UVic loses parking for proposed new energy plant

‘Parking mecca’ on adjacent streets pose concern for some of council

Oak Bay approved its part of the energy centre build already underway at the University of Victoria.

Council allowed an exemption from its parking requirements for construction of an Energy Centre on campus, allowing the university to meet its building deadline for $4.8 million in provincial funding. The university is required to have an approved building permit in place prior to March 31 to secure that funding.

The proposed building is sited in the southwest quadrant of campus, within Oak Bay boundaries, and the proposed building would remove existing parking stalls. Oak Bay’s parking facilities bylaw requires one parking stall per two students, difficult to calculate given a portion of the campus is also within Saanich.

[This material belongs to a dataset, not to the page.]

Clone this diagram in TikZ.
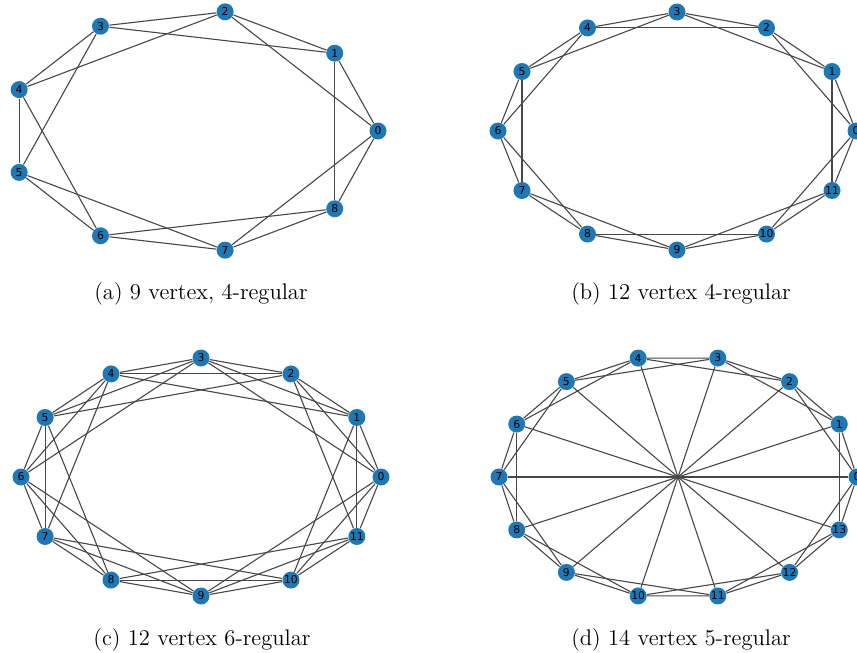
\documentclass[tikz,border=0pt]{standalone}
\usepackage{fontspec}
\usepackage{xcolor}
\usepackage{tikz}
\newfontfamily\vertexfont{DejaVu Sans}
\definecolor{nodeblue}{HTML}{1F77B4}
\tikzstyle{vertex} = [circle, fill=nodeblue, inner sep=0pt, minimum size=8.5pt,
    font=\vertexfont\fontsize{5.4}{6}\selectfont]
\tikzstyle{edge} = [draw, black!72, line width=0.55pt]
\tikzstyle{caption} = [font=\fontsize{11.3}{13}\selectfont]

\begin{document}
\begin{tikzpicture}[x=0.5pt, y=-0.5pt]
    \useasboundingbox (0,0) rectangle (857,653);
    % Nodes
    \foreach \i in {0,...,8}
        \node[vertex] (a\i) at ({193+185*cos(40*\i)}, {131-121*sin(40*\i)}) {\i};
    \foreach \i in {0,...,11}
        \node[vertex] (b\i) at ({677+179*cos(30*\i)}, {131-119*sin(30*\i)}) {\i};
    \foreach \i in {0,...,11}
        \node[vertex] (c\i) at ({201+180*cos(30*\i)}, {477-119*sin(30*\i)}) {\i};
    \foreach \i in {0,...,13}
        \node[vertex] (d\i) at ({678+179*cos(360*\i/14)}, {477-122*sin(360*\i/14)}) {\i};

    % Edges
    \foreach \i in {0,...,8} \foreach \k in {1,2} {
        \pgfmathtruncatemacro{\j}{mod(\i+\k,9)}
        \path[edge] (a\i) -- (a\j);
    }
    \foreach \i in {0,...,11} \foreach \k in {1,2} {
        \pgfmathtruncatemacro{\j}{mod(\i+\k,12)}
        \path[edge] (b\i) -- (b\j);
    }
    \foreach \i in {0,...,11} \foreach \k in {1,2,3} {
        \pgfmathtruncatemacro{\j}{mod(\i+\k,12)}
        \path[edge] (c\i) -- (c\j);
    }
    \foreach \i in {0,...,13} \foreach \k in {1,2} {
        \pgfmathtruncatemacro{\j}{mod(\i+\k,14)}
        \path[edge] (d\i) -- (d\j);
    }
    \foreach \i in {0,...,6} {
        \pgfmathtruncatemacro{\j}{\i+7}
        \path[edge] (d\i) -- (d\j);
    }

    % Captions
    \node[caption] (capa) at (201,294) {(a) 9 vertex, 4-regular};
    \node[caption] (capb) at (681,294) {(b) 12 vertex 4-regular};
    \node[caption] (capc) at (202,640) {(c) 12 vertex 6-regular};
    \node[caption] (capd) at (681,640) {(d) 14 vertex 5-regular};
\end{tikzpicture}
\end{document}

The existing campus heating system comprises a loop of underground piping providing heat to 32 buildings via hot water and heat exchangers. Water is heated by natural gas fired boilers located in three facilities built in 1994, 1978 and 1968 and each requires significant repair or replacement. The proposed District Energy Centre is in Parking Lot 6 to minimize impacts on existing trees and green space. The new energy centre would achieve a 10 to 12 per cent annual energy savings over existing systems.

While “thrilled” at the upgrade to efficiency, during the Feb. 27 council meeting Coun. Hazel Braithwaite questioned university representatives on the rushed nature of the application.

“A failure to plan on your part doesn’t constitute an emergency on ours,” Braithwaite said.

UVic’s David Perry said they were in contact with staff last fall and understood it wasn’t an issue. It became an issue in January.

Braithwaite pointed out that Cedar Hill X Road is a “parking mecca” during school sessions. “Those cars never make it into the count on campus,” she said. “We probably make more in parking tickets on that road that we get in grants in lieu from the province, which is $57,000.”

UVic has a Transportation Demand Management Program to reduce single-occupancy vehicle use and shift traffic to more sustainable modes, such as transit, cycling and walking. That rests on Oak Bay to build bike lanes to get them to and from campus, Coun. Kevin Murdoch said, noting costs associated are often out of reach for the district. Building on Braithwaite’s message, he added it would be nice to see UVIc “invest” back into Oak Bay on initiatives to co-ordinate and fund such infrastructure.


While council approved the exemption from its parking requirements, Braithwatie opposed based on the rushed procedure. As part-time employees of the post-secondary institution, Coun. Tara Ney and Mayor Nils Jensen recused themselves from the discussion to avoid any perception of conflict of interest.